COMPLAINANT'S RIGHT TO FILE A CIVIL ACTION (S0610)

You have the right to file a civil action in an appropriate United States District Court within ninety (90) calendar days from the date that you receive this decision. If you file a civil action, you must name as the defendant in the complaint the person who is the official Agency head or department head, identifying that person by his or her full name and official title. Failure to do so may result in the dismissal of your case in court. "Agency" or "department" means the national organization, and not the local office, facility or department in which you work. If you file a request to reconsider and also file a civil action, filing a civil action will terminate the administrative processing of your complaint.
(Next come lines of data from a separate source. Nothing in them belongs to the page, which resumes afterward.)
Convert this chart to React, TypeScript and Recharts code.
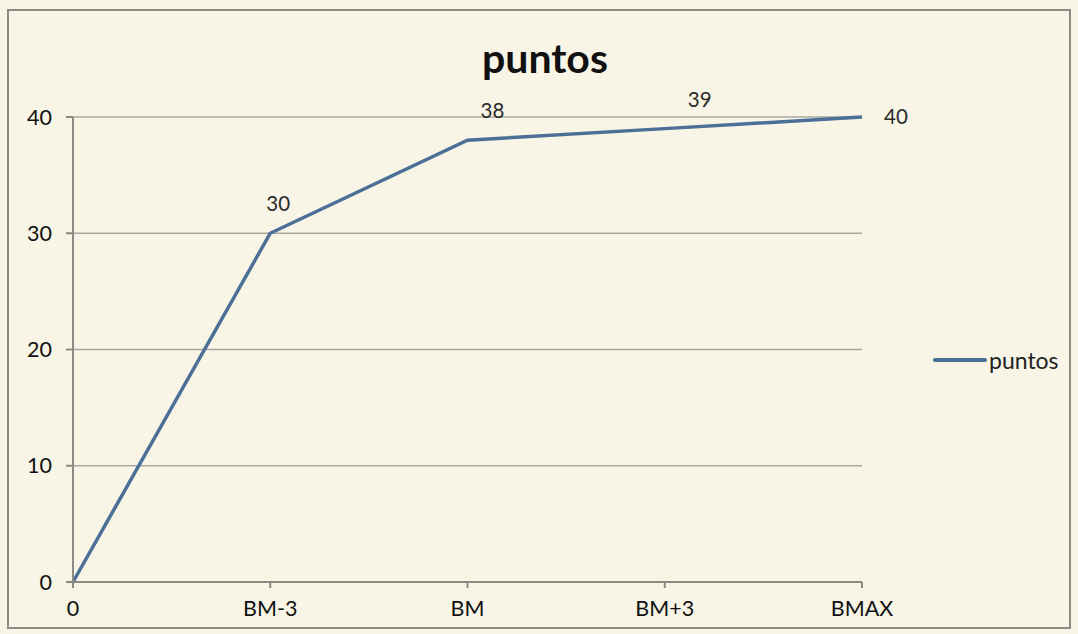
import React from 'react';
import { LineChart, Line, XAxis, YAxis, CartesianGrid, LabelList } from 'recharts';

const categories = ['0', 'BM-3', 'BM', 'BM+3', 'BMAX'];
const puntos = [0, 30, 38, 39, 40];
const yTicks = [0, 10, 20, 30, 40];

const data = categories.map((c, i) => ({ cat: c, puntos: puntos[i] }));

const FONT = 'Lato, "Open Sans", sans-serif';
const LINE = '#4b6f97';

const renderLabel = (props: any) => {
  const { x, y, value, index } = props;
  if (index === 0) return null;
  const last = index === puntos.length - 1;
  const dxs = [0, 8, 25, 35, 0];
  if (last) {
    return (
      <text x={x + 22} y={y + 7} fontSize={20.5} fill="#2a2a2a" fontFamily={FONT} textAnchor="start">
        {value}
      </text>
    );
  }
  return (
    <text x={x + dxs[index]} y={y - 22} fontSize={20.5} fill="#2a2a2a" fontFamily={FONT} textAnchor="middle">
      {value}
    </text>
  );
};

export default function App() {
  return (
    <div style={{ position: 'fixed', left: 0, top: 0, width: 1078, height: 634, background: '#f8f5e6', overflow: 'hidden' }}>
      <div style={{ position: 'absolute', left: 7, top: 9, width: 1064, height: 620, border: '2px solid #8a8a84', boxSizing: 'border-box' }} />
      <div style={{ position: 'absolute', left: 0, top: 0 }}>
        <LineChart width={1078} height={634} data={data} margin={{ top: 117, right: 216, bottom: 22, left: 0 }}>
          <text x={545} y={73} textAnchor="middle" fontSize={41} fontWeight="bold" fill="#111" fontFamily={FONT}>
            puntos
          </text>
          <CartesianGrid horizontal vertical={false} stroke="#a8a8a0" strokeWidth={1.5} />
          <XAxis
            dataKey="cat"
            interval={0}
            padding={{ left: 0, right: 0 }}
            stroke="#8a8a84"
            strokeWidth={2}
            tickSize={6}
            tickMargin={13}
            tick={{ fill: '#111', fontSize: 21.5, fontFamily: FONT }}
            scale="point"
          />
          <YAxis
            width={73}
            domain={[0, 40]}
            ticks={yTicks}
            stroke="#8a8a84"
            strokeWidth={2}
            tickSize={7}
            tickMargin={14}
            tick={{ fill: '#111', fontSize: 21.5, fontFamily: FONT }}
          />
          <Line
            type="linear"
            dataKey="puntos"
            stroke={LINE}
            strokeWidth={3.5}
            dot={false}
            isAnimationActive={false}
          >
            <LabelList dataKey="puntos" content={renderLabel} />
          </Line>
        </LineChart>
      </div>
      <div style={{ position: 'absolute', left: 933, top: 346, display: 'flex', alignItems: 'center', fontFamily: FONT, fontSize: 23, color: '#222' }}>
        <div style={{ width: 54, height: 4, background: LINE, borderRadius: 2, marginRight: 2 }} />
        <span>puntos</span>
      </div>
    </div>
  );
}
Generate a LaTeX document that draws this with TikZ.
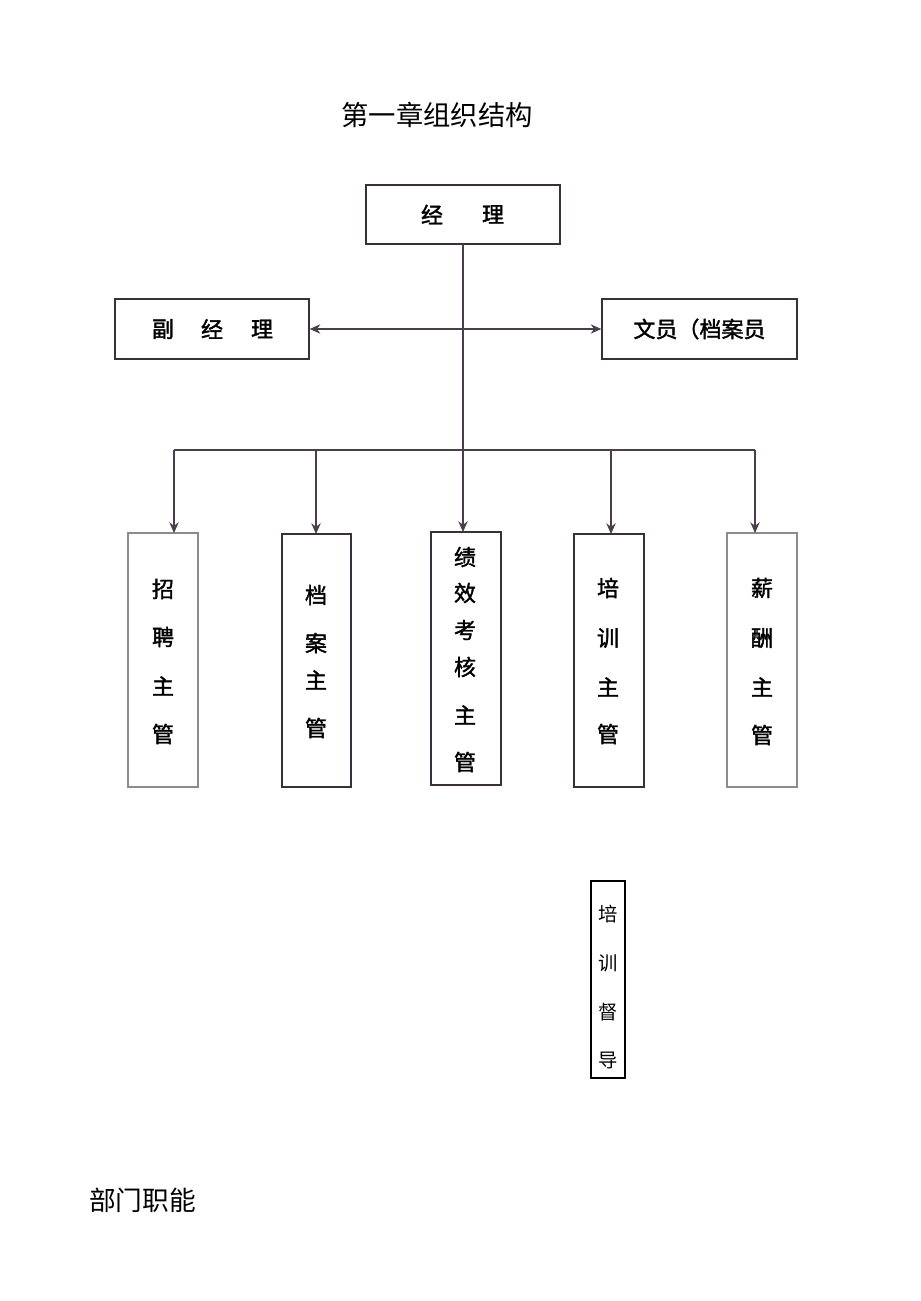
\documentclass[tikz,border=0pt]{standalone}
\usepackage{fontspec}
\newfontfamily\cjk{Noto Sans CJK SC}
\newfontfamily\cjkm{Noto Sans CJK SC}[FakeBold=1.6]
\usetikzlibrary{arrows.meta}
\definecolor{darkbox}{HTML}{3A303A}
\definecolor{graybox}{HTML}{8C8C8C}
\definecolor{hline}{HTML}{4A3E4A}
\begin{document}
\begin{tikzpicture}[x=0.75pt,y=-0.75pt,
  box/.style={draw=darkbox,line width=1pt,inner sep=0pt},
  gbox/.style={draw=graybox,line width=1pt,inner sep=0pt},
  lbl/.style={font=\cjkm\fontsize{16.5}{16.5}\selectfont,inner sep=0pt},
  thin/.style={font=\cjk\fontsize{14.5}{14.5}\selectfont,inner sep=0pt},
  conn/.style={line width=1pt,draw=hline},
  arr/.style={conn,-{Stealth[length=8pt,width=7pt]}},
]
\useasboundingbox[fill=white] (0,0) rectangle (920,1301);

% title
\node[font=\cjk\fontsize{20.5}{20.5}\selectfont,inner sep=0pt] (title) at (437,115) {第一章组织结构};

% top boxes
\node[box,minimum width=194*0.75pt,minimum height=59*0.75pt] (mgr) at (463,214.5) {};
\node[lbl] at (432,214.5) {经};
\node[lbl] at (493,214.5) {理};

\node[box,minimum width=194*0.75pt,minimum height=60*0.75pt] (vice) at (212,329) {};
\node[lbl] at (163,329) {副};
\node[lbl] at (212,329) {经};
\node[lbl] at (262,329) {理};

\node[box,minimum width=195*0.75pt,minimum height=60*0.75pt] (clerk) at (699.5,329) {};
\node[lbl] (clerkt) at (699.5,329) {文员（档案员};

% vertical boxes
\node[gbox,minimum width=70*0.75pt,minimum height=254*0.75pt] (b1) at (163,660) {};
\node[box,minimum width=69*0.75pt,minimum height=253*0.75pt] (b2) at (316.5,660.5) {};
\node[box,minimum width=70*0.75pt,minimum height=253*0.75pt] (b3) at (466,658.5) {};
\node[box,minimum width=70*0.75pt,minimum height=253*0.75pt] (b4) at (609,660.5) {};
\node[gbox,minimum width=70*0.75pt,minimum height=254*0.75pt] (b5) at (762,660) {};

\node[lbl] at (163,589) {招};
\node[lbl] at (163,637) {聘};
\node[lbl] at (163,686) {主};
\node[lbl] at (163,734) {管};

\node[lbl] at (316,595) {档};
\node[lbl] at (316,643) {案};
\node[lbl] at (316,680) {主};
\node[lbl] at (316,728) {管};

\node[lbl] at (465,557) {绩};
\node[lbl] at (465,593) {效};
\node[lbl] at (465,630) {考};
\node[lbl] at (465,667) {核};
\node[lbl] at (465,715) {主};
\node[lbl] at (465,762) {管};

\node[lbl] at (608,588) {培};
\node[lbl] at (608,638) {训};
\node[lbl] at (608,687) {主};
\node[lbl] at (608,734) {管};

\node[lbl] at (762,588) {薪};
\node[lbl] at (762,638) {酬};
\node[lbl] at (762,687) {主};
\node[lbl] at (762,735) {管};

% supervisor box
\node[draw=black,line width=0.8pt,minimum width=34*0.75pt,minimum height=197*0.75pt,inner sep=0pt] (sup) at (608,979.5) {};
\node[thin] at (608,914) {培};
\node[thin] at (608,963) {训};
\node[thin] at (608,1012) {督};
\node[thin] at (608,1060) {导};

% bottom heading
\node[font=\cjk\fontsize{20}{20}\selectfont,inner sep=0pt] (dept) at (142.5,1200) {部门职能};

% connectors
\coordinate (top) at (463,244);
\draw[conn] (top) -- (463,450);
\draw[{Stealth[length=8pt,width=7pt]}-{Stealth[length=8pt,width=7pt]},conn] (vice.east) -- (clerk.west);
\coordinate (hl) at (174,450);
\coordinate (hr) at (755,450);
\draw[conn] (hl) -- (hr);
\draw[arr] (hl) -- (174,533);
\draw[arr] (316,450) -- (316,534);
\draw[arr] (463,450) -- (463,532);
\draw[arr] (611,450) -- (611,534);
\draw[arr] (hr) -- (755,533);
\end{tikzpicture}
\end{document}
RIGHT TO REQUEST COUNSEL (Z0815)

If you want to file a civil action but cannot pay the fees, costs, or security to do so, you may request permission from the court to proceed with the civil action without paying these fees or costs. Similarly, if you cannot afford an attorney to represent you in the civil action, you may request the court to appoint an attorney for you. You must submit the requests for waiver of court costs or appointment of an attorney directly to the court, not the Commission. The court has the sole discretion to grant or deny these types of requests. Such requests do not alter the time limits for filing a civil action (please read the paragraph titled Complainant's Right to File a Civil Action for the specific time limits).

FOR THE COMMISSION:

______________________________ Carlton M. Hadden's signature

Carlton M. Hadden, Director

Office of Federal Operations

October 4, 2016

__________________

Date

1 This case has been randomly assigned a pseudonym which will replace Complainant's name when the decision is published to non-parties and the Commission's website.

2 A fair reading of the record reflects that the term "marriage mail" addresses multiple mailings sent out to Postal customers, under one single cover.

3 The record reflects that claims 27 - 41 were later amended to the instant formal complaint.